The Family First Prevention Services Act of 2018 (FFPSA) represents the most significant federal child welfare reform in over two decades. Thee law provides a new stream of federal funding to states for children at imminent risk of entering foster care by increasing access to critical services for children and their caregivers. In order to decrease the use of congregate care, it additionally restricts funding for certain settings. Texas faces a deadline of October 2021 for implementation of FFPSA before it begins to lose funding.
The Family First Transition Act passed in 2019, and Texas was awarded around $50 million, utilized in the budget to help resource implementation.
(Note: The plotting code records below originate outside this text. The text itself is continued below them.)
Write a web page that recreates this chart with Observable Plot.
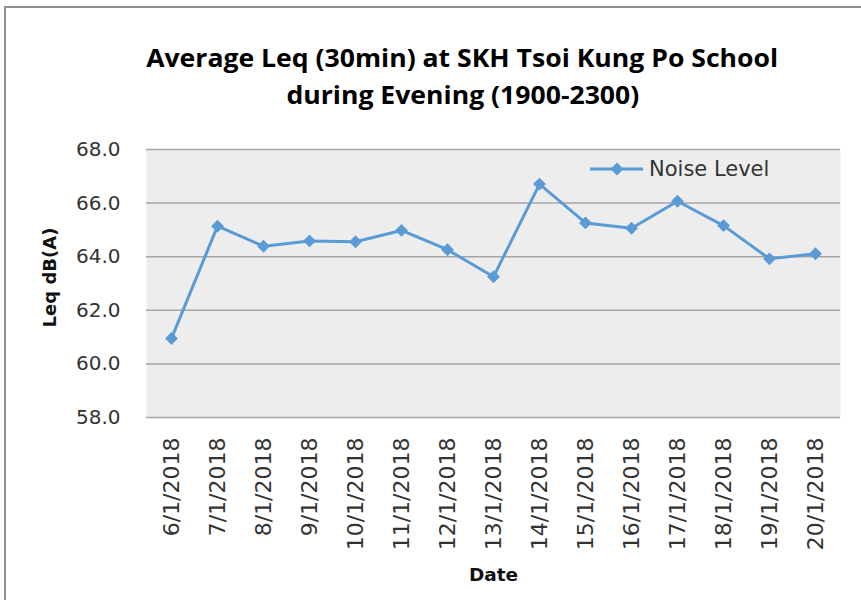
<!DOCTYPE html>
<html>
<head>
<meta charset="utf-8">
<script src="https://cdn.jsdelivr.net/npm/d3@7"></script>
<script src="https://cdn.jsdelivr.net/npm/@observablehq/plot@0.6"></script>
<style>
  html, body { margin: 0; padding: 0; background: white; }
  #page { position: relative; width: 861px; height: 600px; overflow: hidden; background: white; }
  #border { position: absolute; left: 4px; top: 6px; width: 900px; height: 700px;
            border-left: 2px solid #8f8f8f; border-top: 2px solid #8f8f8f; pointer-events: none; }
  #title { height: 130px; box-sizing: border-box; padding-top: 39px; padding-left: 64px; text-align: center;
           font-family: "Liberation Sans Narrow", "Open Sans", sans-serif; font-weight: bold;
           font-size: 25px; line-height: 37px; color: #000; }
  #title span { display: inline-block; white-space: nowrap; transform-origin: 50% 50%; }
  #legend { position: absolute; left: 590px; top: 154px; height: 30px; }
  #legend svg { position: absolute; left: 0; top: 0; }
  #legend span { position: absolute; left: 59px; top: 0; line-height: 30px; white-space: nowrap;
                 font-family: "DejaVu Sans", sans-serif; font-size: 21px; color: #333; }
</style>
</head>
<body>
<div id="page">
  <div id="title"><span id="t1">Average Leq (30min) at SKH Tsoi Kung Po School</span><br><span id="t2">during Evening (1900-2300)</span></div>
  <div id="chart"></div>
  <div id="legend">
    <svg width="60" height="30"><line x1="0" y1="15" x2="53" y2="15" stroke="#5b9bd5" stroke-width="3"/><path d="M27,8.5L33.5,15L27,21.5L20.5,15Z" fill="#5b9bd5"/></svg>
    <span>Noise Level</span>
  </div>
  <div id="border"></div>
</div>
<script>
const dates = ["6/1/2018", "7/1/2018", "8/1/2018", "9/1/2018", "10/1/2018", "11/1/2018", "12/1/2018",
  "13/1/2018", "14/1/2018", "15/1/2018", "16/1/2018", "17/1/2018", "18/1/2018", "19/1/2018", "20/1/2018"];
const noiseLevel = [60.95, 65.14, 64.39, 64.59, 64.56, 64.98, 64.26, 63.25, 66.71, 65.26, 65.06, 66.07, 65.16, 63.92, 64.11];
const yTicks = [58, 60, 62, 64, 66, 68];
const yLabel = "Leq dB(A)";
const xLabel = "Date";

const data = dates.map((d, i) => ({date: d, value: noiseLevel[i]}));

const chart = Plot.plot({
  width: 861,
  height: 470,
  marginTop: 19,
  marginBottom: 183,
  marginLeft: 146,
  marginRight: 21,
  style: {fontFamily: "DejaVu Sans, sans-serif", color: "#333", background: "white", overflow: "visible"},
  x: {type: "point", domain: dates, padding: 0.5, label: null},
  y: {domain: [58, 68], label: null},
  marks: [
    Plot.frame({fill: "#ededed", stroke: "none"}),
    Plot.gridY(yTicks, {stroke: "#a5a5a5", strokeOpacity: 1, strokeWidth: 1.5}),
    Plot.axisY(yTicks, {tickSize: 0, tickPadding: 26, tickFormat: d3.format(".1f"), fontSize: 20, label: null}),
    Plot.axisX({tickSize: 0, tickPadding: 20, tickRotate: -90, fontSize: 22, label: null}),
    Plot.line(data, {x: "date", y: "value", stroke: "#5b9bd5", strokeWidth: 3}),
    Plot.dot(data, {x: "date", y: "value", symbol: "diamond2", r: 5.8, fill: "#5b9bd5"}),
    Plot.text([yLabel], {frameAnchor: "left", textAnchor: "middle", dx: -96, dy: -6, rotate: -90, fontWeight: "bold", fontSize: 18, fill: "#111"}),
    Plot.text([xLabel], {frameAnchor: "bottom", dy: 163, fontWeight: "bold", fontSize: 18.5, fill: "#111"})
  ]
});
document.getElementById("chart").appendChild(chart);

// fit title width to reference (~632px for first line)
const t1 = document.getElementById("t1"), t2 = document.getElementById("t2");
const w = t1.getBoundingClientRect().width;
const s = 632 / w;
t1.style.transform = `scaleX(${s})`;
t2.style.transform = `scaleX(${s})`;
</script>
</body>
</html>
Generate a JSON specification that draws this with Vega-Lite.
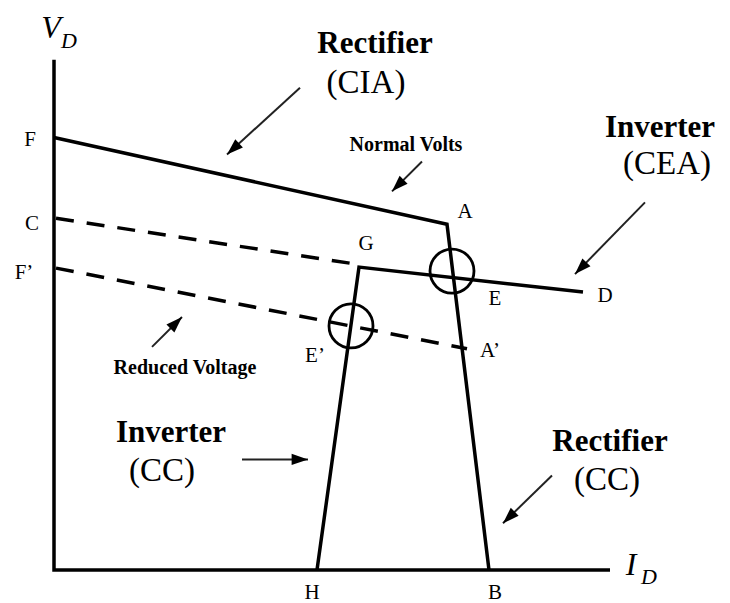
{
  "$schema": "https://vega.github.io/schema/vega-lite/v6.json",
  "width": 730,
  "height": 603,
  "autosize": {"type": "fit", "contains": "padding"},
  "padding": 0,
  "background": "white",
  "config": {"view": {"stroke": null}},
  "datasets": {
    "lines": [
      {"line": "axes", "o": 1, "I": 0, "V": 512, "dash": "solid"},
      {"line": "axes", "o": 2, "I": 0, "V": 0, "dash": "solid"},
      {"line": "axes", "o": 3, "I": 556, "V": 0, "dash": "solid"},
      {"line": "rect", "o": 1, "I": 0, "V": 434, "dash": "solid"},
      {"line": "rect", "o": 2, "I": 393, "V": 347, "dash": "solid"},
      {"line": "rect", "o": 3, "I": 435, "V": 0, "dash": "solid"},
      {"line": "inv", "o": 1, "I": 263, "V": 0, "dash": "solid"},
      {"line": "inv", "o": 2, "I": 305, "V": 304, "dash": "solid"},
      {"line": "inv", "o": 3, "I": 529, "V": 279, "dash": "solid"},
      {"line": "normal", "o": 1, "I": 2, "V": 353, "dash": "dashed"},
      {"line": "normal", "o": 2, "I": 302, "V": 307, "dash": "dashed"},
      {"line": "reduced", "o": 1, "I": 2, "V": 303, "dash": "dashed"},
      {"line": "reduced", "o": 2, "I": 413, "V": 222, "dash": "dashed"}
    ],
    "circles": [
      {"name": "operating point", "I": 398, "V": 300},
      {"name": "reduced operating point", "I": 297, "V": 245}
    ],
    "arrows": [
      {"to": "Rectifier (CIA)", "I": 246, "V": 484, "I2": 173, "V2": 417},
      {"to": "Normal Volts", "I": 368, "V": 410, "I2": 338, "V2": 380},
      {"to": "Inverter (CEA)", "I": 591, "V": 369, "I2": 521, "V2": 297},
      {"to": "Reduced Voltage", "I": 98, "V": 224, "I2": 128, "V2": 254},
      {"to": "Inverter (CC)", "I": 188, "V": 111, "I2": 254, "V2": 111},
      {"to": "Rectifier (CC)", "I": 498, "V": 95, "I2": 449, "V2": 47}
    ],
    "labels": [
      {"t": "V", "k": "axmain", "I": -3, "V": 534},
      {"t": "D", "k": "axsub", "I": 15, "V": 524},
      {"t": "I", "k": "axmain", "I": 577, "V": -5},
      {"t": "D", "k": "axsub", "I": 595, "V": -14},
      {"t": "F", "k": "pt", "I": -24, "V": 432},
      {"t": "C", "k": "pt", "I": -22, "V": 347},
      {"t": "F’", "k": "pt", "I": -30, "V": 298},
      {"t": "A", "k": "pt", "I": 411, "V": 359},
      {"t": "G", "k": "pt", "I": 312, "V": 327},
      {"t": "E", "k": "pt", "I": 441, "V": 272},
      {"t": "D", "k": "pt", "I": 551, "V": 275},
      {"t": "E’", "k": "pt", "I": 261, "V": 215},
      {"t": "A’", "k": "pt", "I": 436, "V": 220},
      {"t": "H", "k": "pt", "I": 258, "V": -23},
      {"t": "B", "k": "pt", "I": 441, "V": -23},
      {"t": "Rectifier", "k": "title", "I": 321, "V": 519},
      {"t": "Inverter", "k": "title", "I": 606, "V": 435},
      {"t": "Inverter", "k": "title", "I": 117, "V": 129},
      {"t": "Rectifier", "k": "title", "I": 556, "V": 120},
      {"t": "(CIA)", "k": "paren", "I": 312, "V": 479},
      {"t": "(CEA)", "k": "paren", "I": 613, "V": 397},
      {"t": "(CC)", "k": "paren", "I": 108, "V": 89},
      {"t": "(CC)", "k": "paren", "I": 553, "V": 80},
      {"t": "Normal Volts", "k": "note", "I": 352, "V": 420},
      {"t": "Reduced Voltage", "k": "note", "I": 131, "V": 197}
    ]
  },
  "encoding": {
    "x": {"field": "I", "type": "quantitative", "axis": null, "scale": {"domain": [-54, 676], "nice": false, "zero": false}},
    "y": {"field": "V", "type": "quantitative", "axis": null, "scale": {"domain": [-31, 572], "nice": false, "zero": false}}
  },
  "layer": [
    {
      "data": {"name": "lines"},
      "transform": [{"filter": "datum.dash == 'solid'"}],
      "mark": {"type": "line", "color": "black", "strokeWidth": 3.5, "strokeJoin": "miter", "strokeCap": "butt"},
      "encoding": {"detail": {"field": "line"}, "order": {"field": "o", "type": "quantitative"}}
    },
    {
      "data": {"name": "lines"},
      "transform": [{"filter": "datum.dash == 'dashed'"}],
      "mark": {"type": "line", "color": "black", "strokeWidth": 3.5, "strokeDash": [18, 13], "strokeCap": "butt"},
      "encoding": {"detail": {"field": "line"}, "order": {"field": "o", "type": "quantitative"}}
    },
    {
      "data": {"name": "circles"},
      "mark": {"type": "point", "shape": "circle", "filled": false, "stroke": "black", "strokeWidth": 2.8, "size": 1936, "opacity": 1}
    },
    {
      "data": {"name": "arrows"},
      "mark": {"type": "rule", "color": "#222", "strokeWidth": 2},
      "encoding": {
        "x2": {"field": "I2"},
        "y2": {"field": "V2"}
      }
    },
    {
      "data": {"name": "arrows"},
      "transform": [{"calculate": "atan2(datum.I2 - datum.I, datum.V2 - datum.V) * 180 / PI", "as": "ang"}],
      "mark": {"type": "point", "shape": "M0,0L-0.55,1.6L0.55,1.6Z", "filled": true, "color": "black", "size": 420, "opacity": 1},
      "encoding": {
        "x": {"field": "I2", "type": "quantitative"},
        "y": {"field": "V2", "type": "quantitative"},
        "angle": {"field": "ang", "type": "quantitative", "scale": null}
      }
    },
    {
      "data": {"name": "labels"},
      "transform": [{"filter": "datum.k == 'pt'"}],
      "mark": {"type": "text", "font": "Liberation Serif", "fontSize": 21, "align": "center", "baseline": "middle", "color": "black"},
      "encoding": {"text": {"field": "t"}}
    },
    {
      "data": {"name": "labels"},
      "transform": [{"filter": "datum.k == 'title'"}],
      "mark": {"type": "text", "font": "Liberation Serif", "fontSize": 31, "fontWeight": "bold", "align": "center", "baseline": "alphabetic", "color": "black"},
      "encoding": {"text": {"field": "t"}}
    },
    {
      "data": {"name": "labels"},
      "transform": [{"filter": "datum.k == 'paren'"}],
      "mark": {"type": "text", "font": "Liberation Serif", "fontSize": 33, "align": "center", "baseline": "alphabetic", "color": "black"},
      "encoding": {"text": {"field": "t"}}
    },
    {
      "data": {"name": "labels"},
      "transform": [{"filter": "datum.k == 'note'"}],
      "mark": {"type": "text", "font": "Liberation Serif", "fontSize": 20, "fontWeight": "bold", "align": "center", "baseline": "alphabetic", "color": "black"},
      "encoding": {"text": {"field": "t"}}
    },
    {
      "data": {"name": "labels"},
      "transform": [{"filter": "datum.k == 'axmain'"}],
      "mark": {"type": "text", "font": "Liberation Serif", "fontSize": 32, "fontStyle": "italic", "align": "center", "baseline": "alphabetic", "color": "black"},
      "encoding": {"text": {"field": "t"}}
    },
    {
      "data": {"name": "labels"},
      "transform": [{"filter": "datum.k == 'axsub'"}],
      "mark": {"type": "text", "font": "Liberation Serif", "fontSize": 22, "fontStyle": "italic", "align": "center", "baseline": "alphabetic", "color": "black"},
      "encoding": {"text": {"field": "t"}}
    }
  ]
}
In addition to the funding above, a budget rider was passed to direct DFPS and HHSC to coordinate in order to better identify and track human trafficking victims, or those at risk of human trafficking, and other populations exempted under FFPSA, and facilities serving those populations. Those populations also include family group foster homes, supervised independent living, pregnant and parenting teens, and family-based residential treatment for substance use disorders.
Foster care remained a key issue as the Legislature looked to address the ongoing federal foster care lawsuit and a rising capacity crisis.
Community Based Care (CBC) was passed in 2017, and takes a regional, community-driven approach to building capacity and driving positive outcomes. It is gradually rolling out across Texas, currently in various stages of implementation in 4 regions in Texas.